I have posted numerous times on the MUNICIPAL DEBT TIME BOMB that is already rearing its ugly head across numerous cities across the U.S., with Providence, R.I., coming to press around the same time that Stockton’s death spiral began as well.
Over the last decades with the mindset of Roosevelts, lovely ‘Lets take care of everyone’ Cradle to grave socialism and Johnsons War on Poverty Welfare state, municipalities began to make lifelong healthcare and massive pensions not a rare benefit but a common and expected thing. Businesses followed suit soon after, but the main issue was most companies provided a form of health insurance, that being major medical. So if you got into a car crash and broke your collar bone and had to spend 1 month in recovery, you would be covered, and not be destitute from medical bills, which in my opinion is a great benefit to offer. Unfortunately seeing the flawed example of municipalities, people in the private sector wanted the “nickel and dime” healthcare where every bruise, scrape, strange cough and tickle was covered with little to no recourse to the employee.

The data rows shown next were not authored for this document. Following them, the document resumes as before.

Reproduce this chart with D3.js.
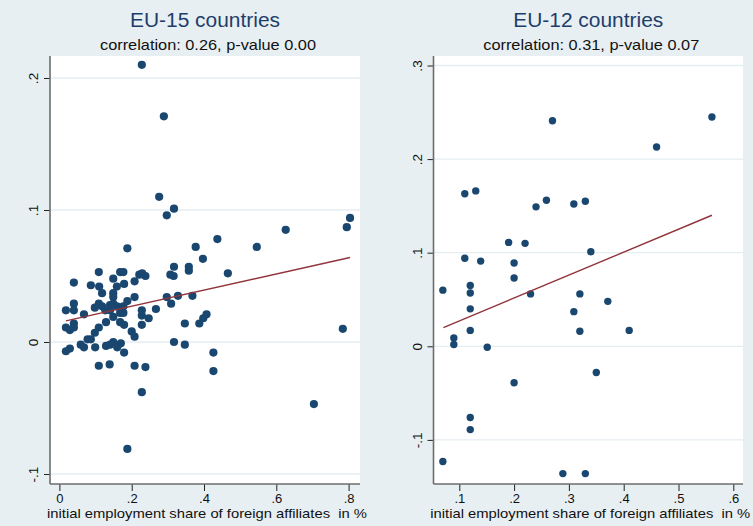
<!DOCTYPE html>
<html><head><meta charset="utf-8">
<script src="https://cdn.jsdelivr.net/npm/d3@7"></script>
<style>
html,body{margin:0;padding:0;background:#e8eff2;}
svg{display:block;font-family:"Liberation Sans",Arial,Helvetica,sans-serif;}
</style></head>
<body>
<svg id="chart" width="753" height="526"></svg>
<script>
// ---------- data ----------
const eu15X = [0.228,0.289,0.276,0.297,0.317,0.804,0.795,0.626,0.546,0.437,0.377,0.397,0.466,0.358,0.358,0.188,
  0.109,0.168,0.177,0.149,0.040,0.087,0.110,0.159,0.179,0.208,0.221,0.229,0.238,0.307,0.316,0.317,
  0.118,0.149,0.149,0.208,0.297,0.328,0.368,0.309,0.267,0.018,0.040,0.040,0.068,0.098,0.109,0.118,
  0.140,0.149,0.159,0.168,0.177,0.188,0.127,0.140,0.168,0.177,0.228,0.228,0.149,0.247,0.398,0.407,
  0.387,0.347,0.018,0.029,0.040,0.040,0.109,0.098,0.129,0.168,0.179,0.200,0.208,0.228,0.078,0.087,
  0.018,0.029,0.059,0.068,0.099,0.129,0.140,0.149,0.160,0.170,0.179,0.317,0.347,0.426,0.426,0.109,
  0.139,0.208,0.238,0.228,0.188,0.784,0.704];
const eu15Y = [0.210,0.171,0.110,0.096,0.101,0.094,0.087,0.085,0.072,0.078,0.072,0.063,0.052,0.057,0.054,0.071,
  0.053,0.053,0.053,0.048,0.045,0.043,0.042,0.042,0.044,0.046,0.051,0.052,0.050,0.051,0.050,0.057,
  0.037,0.037,0.034,0.034,0.034,0.035,0.035,0.029,0.025,0.024,0.029,0.024,0.021,0.026,0.029,0.027,
  0.028,0.029,0.027,0.026,0.027,0.031,0.024,0.024,0.022,0.022,0.024,0.020,0.019,0.018,0.018,0.021,
  0.014,0.014,0.011,0.009,0.014,0.011,0.011,0.007,0.015,0.015,0.013,0.008,0.004,0.013,0.002,0.002,
  -0.007,-0.005,-0.002,-0.004,-0.004,-0.003,-0.002,0.000,-0.004,-0.001,-0.008,0.000,-0.002,-0.008,-0.022,-0.018,
  -0.017,-0.018,-0.019,-0.038,-0.081,0.010,-0.047];
const eu15FitX = [0.018, 0.804];
const eu15FitY = [0.016, 0.064];

const eu12X = [0.270,0.110,0.130,0.240,0.259,0.309,0.330,0.190,0.220,0.110,0.139,0.340,0.200,0.200,
  0.070,0.120,0.120,0.230,0.320,0.371,0.120,0.309,0.120,0.320,0.090,0.090,0.151,0.350,0.200,0.120,
  0.120,0.070,0.289,0.330,0.561,0.460,0.410];
const eu12Y = [0.241,0.163,0.166,0.149,0.156,0.152,0.155,0.111,0.110,0.094,0.091,0.101,0.089,0.073,
  0.060,0.065,0.057,0.056,0.056,0.048,0.040,0.037,0.017,0.016,0.009,0.002,-0.001,-0.028,-0.039,-0.076,
  -0.089,-0.123,-0.136,-0.136,0.245,0.213,0.017];
const eu12FitX = [0.071, 0.561];
const eu12FitY = [0.020, 0.140];

const eu15XTicks = [0, 0.2, 0.4, 0.6, 0.8];
const eu15XLabels = ["0", ".2", ".4", ".6", ".8"];
const eu15YTicks = [-0.1, 0, 0.1, 0.2];
const eu15YLabels = ["-.1", "0", ".1", ".2"];
const eu12XTicks = [0.1, 0.2, 0.3, 0.4, 0.5, 0.6];
const eu12XLabels = [".1", ".2", ".3", ".4", ".5", ".6"];
const eu12YTicks = [-0.1, 0, 0.1, 0.2, 0.3];
const eu12YLabels = ["-.1", "0", ".1", ".2", ".3"];

const titles = ["EU-15 countries", "EU-12 countries"];
const subtitles = ["correlation: 0.26, p-value 0.00", "correlation: 0.31, p-value 0.07"];
const xTitle = "initial employment share of foreign affiliates  in %";

// ---------- drawing ----------
const svg = d3.select("#chart");
svg.append("rect").attr("width",753).attr("height",526).attr("fill","#e8eff2");

const panels = [
  {title:titles[0], sub:subtitles[0], xs:eu15X, ys:eu15Y, fx:eu15FitX, fy:eu15FitY,
   xt:eu15XTicks, xl:eu15XLabels, yt:eu15YTicks, yl:eu15YLabels,
   left:50, right:360, top:56, bottom:484,
   xDom:[0,0.8], xRange:[59.4,348.6], yDom:[-0.1,0.2], yRange:[474,78], r:4.1},
  {title:titles[1], sub:subtitles[1], xs:eu12X, ys:eu12Y, fx:eu12FitX, fy:eu12FitY,
   xt:eu12XTicks, xl:eu12XLabels, yt:eu12YTicks, yl:eu12YLabels,
   left:433.5, right:743, top:56, bottom:484,
   xDom:[0.1,0.6], xRange:[459.3,733.3], yDom:[-0.1,0.3], yRange:[439.9,65.5], r:3.7}
];

panels.forEach(p => {
  const g = svg.append("g");
  const x = d3.scaleLinear().domain(p.xDom).range(p.xRange);
  const y = d3.scaleLinear().domain(p.yDom).range(p.yRange);
  const cx = (p.left + p.right) / 2;

  g.append("rect").attr("x",p.left).attr("y",p.top)
    .attr("width",p.right-p.left).attr("height",p.bottom-p.top).attr("fill","#ffffff");

  // gridlines
  g.selectAll(".grid").data(p.yt).enter().append("line")
    .attr("x1",p.left).attr("x2",p.right)
    .attr("y1",d=>y(d)).attr("y2",d=>y(d))
    .attr("stroke","#e4edf0").attr("stroke-width",1.3);

  // titles
  g.append("text").attr("x",cx).attr("y",27).attr("text-anchor","middle")
    .attr("font-size",20).attr("fill","#1e3d6b")
    .attr("textLength",150).attr("lengthAdjust","spacingAndGlyphs").text(p.title);
  g.append("text").attr("x",cx+3).attr("y",50).attr("text-anchor","middle")
    .attr("font-size",15).attr("fill","#111")
    .attr("textLength",216).attr("lengthAdjust","spacingAndGlyphs").text(p.sub);

  // y axis
  const yAxis = d3.axisLeft(y).tickValues(p.yt)
    .tickFormat((d,i)=>p.yl[i]).tickSize(6);
  const ya = g.append("g").attr("transform",`translate(${p.left},0)`).call(yAxis);
  ya.select(".domain").remove();
  ya.selectAll(".tick line").attr("stroke","#222");
  ya.selectAll(".tick text")
    .attr("font-size",13.5).attr("fill","#111")
    .attr("font-family","'Liberation Sans',Arial,sans-serif")
    .attr("x",null).attr("dy",null)
    .attr("transform","translate(-12,0) rotate(-90)")
    .attr("y",0)
    .attr("text-anchor","middle");
  g.append("line").attr("x1",p.left).attr("x2",p.left).attr("y1",p.top).attr("y2",p.bottom)
    .attr("stroke","#6d6d6d").attr("stroke-width",1.6);

  // x axis
  const xAxis = d3.axisBottom(x).tickValues(p.xt)
    .tickFormat((d,i)=>p.xl[i]).tickSize(7).tickPadding(3);
  const xa = g.append("g").attr("transform",`translate(0,${p.bottom})`).call(xAxis);
  xa.select(".domain").remove();
  xa.selectAll(".tick line").attr("stroke","#222");
  xa.selectAll(".tick text").attr("font-size",13).attr("fill","#111")
    .attr("font-family","'Liberation Sans',Arial,sans-serif")
    .attr("dy",null).attr("dominant-baseline","alphabetic").attr("y",19);
  g.append("line").attr("x1",p.left).attr("x2",p.right).attr("y1",p.bottom).attr("y2",p.bottom)
    .attr("stroke","#6d6d6d").attr("stroke-width",1.6);

  g.append("text").attr("x",cx+2).attr("y",518).attr("text-anchor","middle")
    .attr("font-size",13.5).attr("fill","#111").style("white-space","pre")
    .attr("textLength",320).attr("lengthAdjust","spacingAndGlyphs").text(xTitle);

  // points
  g.selectAll(".pt").data(p.xs.map((v,i)=>[v,p.ys[i]])).enter().append("circle")
    .attr("cx",d=>x(d[0])).attr("cy",d=>y(d[1])).attr("r",p.r).attr("fill","#1a476f");

  // fit line
  g.append("line").attr("x1",x(p.fx[0])).attr("y1",y(p.fy[0]))
    .attr("x2",x(p.fx[1])).attr("y2",y(p.fy[1]))
    .attr("stroke","#90353b").attr("stroke-width",1.4);
});
</script>
</body></html>
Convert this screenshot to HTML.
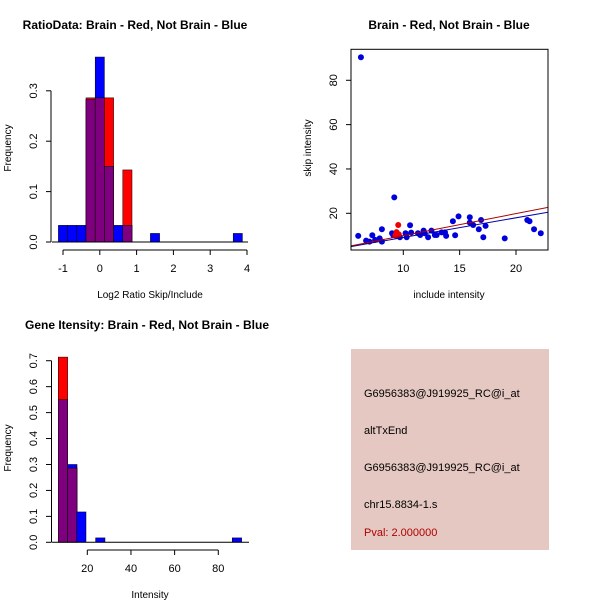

Now cities and states across the nation, even ones that show no “signs” of problems will soon follow suit, massive health care liabilities and pensions are the modern day debt chickens coming home to roost, and cities are continuing to borrow, borrow, borrow to cover these costs and fund day to day operations and payroll for current employees. What happens is this, as medium sized cities like stockton and providence start to go down the craphole, investors will start taking hard looks at the financial health of other local and state governments. They will begin to lost confidence as a city here and city there declare bankruptcy and cant pay down the debts on their bonds. Then people stop buying the bond, and bonds are the lifeblood of modern municipal governments, without them roads arent paved, snow isnt plowed, lights dont come on, police arent payed, etc. Once this happens, the largest economic collapse in world history will begin, and there is no way out of it.